Starting at the first line of the data below, write out each line exactly until you reach the line containing "return 1 - (y - OFF) / H", and include that line too.

**********

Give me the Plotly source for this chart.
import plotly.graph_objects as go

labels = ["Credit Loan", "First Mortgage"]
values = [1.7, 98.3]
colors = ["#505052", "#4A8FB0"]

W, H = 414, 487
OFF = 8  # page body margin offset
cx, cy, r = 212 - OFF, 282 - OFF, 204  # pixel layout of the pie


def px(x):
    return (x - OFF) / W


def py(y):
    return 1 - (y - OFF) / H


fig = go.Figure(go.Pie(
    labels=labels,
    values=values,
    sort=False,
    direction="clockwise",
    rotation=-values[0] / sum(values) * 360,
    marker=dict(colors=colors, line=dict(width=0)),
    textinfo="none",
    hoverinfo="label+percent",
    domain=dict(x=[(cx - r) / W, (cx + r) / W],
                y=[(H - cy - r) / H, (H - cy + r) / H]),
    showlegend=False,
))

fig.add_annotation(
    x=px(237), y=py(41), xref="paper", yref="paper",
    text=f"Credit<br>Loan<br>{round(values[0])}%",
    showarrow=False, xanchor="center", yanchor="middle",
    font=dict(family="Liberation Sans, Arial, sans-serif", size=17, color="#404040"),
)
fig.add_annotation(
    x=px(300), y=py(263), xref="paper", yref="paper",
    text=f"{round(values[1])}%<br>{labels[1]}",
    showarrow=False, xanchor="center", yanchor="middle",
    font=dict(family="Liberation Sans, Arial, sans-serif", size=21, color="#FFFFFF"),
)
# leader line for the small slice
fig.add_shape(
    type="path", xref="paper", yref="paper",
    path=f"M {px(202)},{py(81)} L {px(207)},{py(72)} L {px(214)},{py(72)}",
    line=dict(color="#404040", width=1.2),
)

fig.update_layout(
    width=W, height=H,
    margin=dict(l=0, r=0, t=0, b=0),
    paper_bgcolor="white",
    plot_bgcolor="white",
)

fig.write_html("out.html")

**********

▶ _Problem solution_:
Give me the Plotly source for this chart.
import plotly.graph_objects as go

labels = ["Credit Loan", "First Mortgage"]
values = [1.7, 98.3]
colors = ["#505052", "#4A8FB0"]

W, H = 414, 487
OFF = 8  # page body margin offset
cx, cy, r = 212 - OFF, 282 - OFF, 204  # pixel layout of the pie


def px(x):
    return (x - OFF) / W


def py(y):
    return 1 - (y - OFF) / H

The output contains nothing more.